Battlefield Hardline Review

I’ve been playing Battlefield Hardline and for the first time in the Battlefield series, I’m not sure I can recommend it. Not to Battlefield fans like myself.

Battlefield fans not like myself, maybe.

Here’s why.

Battlefield Hardline is a departure for the series, in that it isn’t about two warring armies, but is instead quite literally cops and robbers. Since it never really mattered what “side” you were playing on, this is really just decoration.

Graphically, it uses the Frostbite 3 engine, just like BF4, so it’s gorgeous, but still runs well on PCs a few years old. Sound, too, is realistic and excellent. It’s a beautiful presentation.

There’s even a single player game that’s far more involved than previous BF games. I dove into this a bit, but single player was never what the BF series was about for me. Alec Meer at Rock, Paper, Shotgun did his usual masterful job reviewing it, so I’ll refer you there.

Multiplayer mechanics are largely unchanged, and while there are some new modes, the fast servers in my area all played Conquest exclusively. A bummer, that, and I wonder how common.

The only two changes, I’ve found, between the weaponry of police/criminals and the military weaponry of previous BF games is the lack of a true machine gun, and sniper rifles that lack bipods.

The machine gun consideration is reasonable, I guess. After all, even considering the militarization of America’s police, you don’t see them running around with M60s. Everything else though, and everything else seems on offer in the unlocks and purchases.

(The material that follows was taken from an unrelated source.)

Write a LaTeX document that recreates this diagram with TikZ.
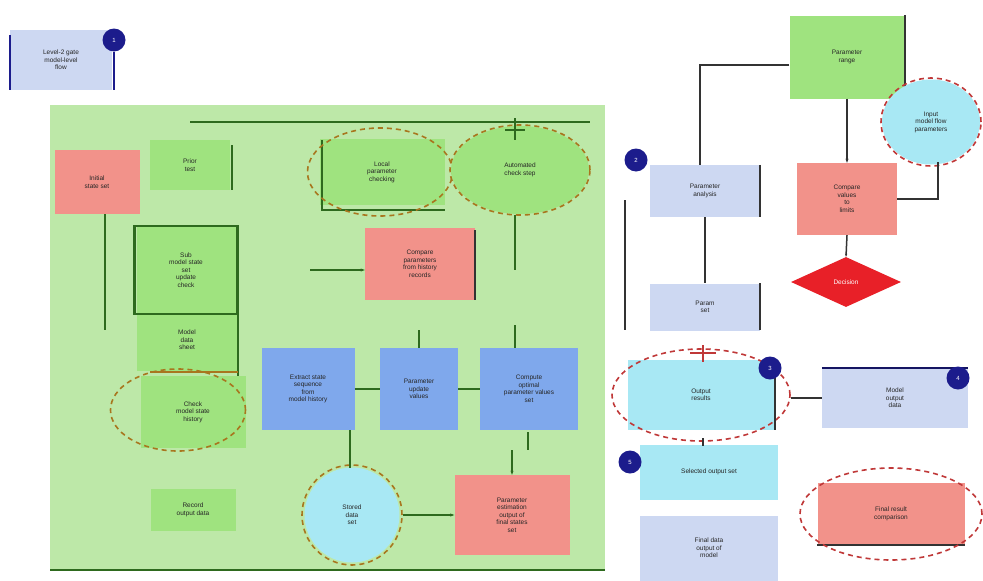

But the lack of bipods is baffling. It’s clearly done for no other reason than to neuter snipers. I don’t recall sniping to be so annoying in BF4 as to warrant this. It makes sniping far less fun, and not even for the sake of realism.

The maps, too, generally lack the vastness the BF series is known for. Sure, some maps seem spread out, but the fighting is concentrated in much smaller areas. Much more fighting takes place in that mid-distance: more than pistols, but less than scopes. I hate that distance. It’s Call of Duty distances.

I couldn’t help but feel that’s what BFH was leaning more towards: the frenetic CQB battles of CoD, except a little more spread out, a little less frenetic.

Also largely gone are the “perfect” sniper spots with a view of the entire map, where you can get the occasional lucky shot off on a lackadaisical enemy or careless sniper (and in turn, get owned by a stealthy foe with a knife).

Bottom Line

With its smaller maps, neutering of snipers, oddly empty-feeling upgrade paths, and lack of anything really new in return, Battlefield Hardline is a bit of a miss, as far as what I was looking for.

Maybe you hate snipers and would like a more CoDing of BF. In which case, Battlefield Hardline might be for you.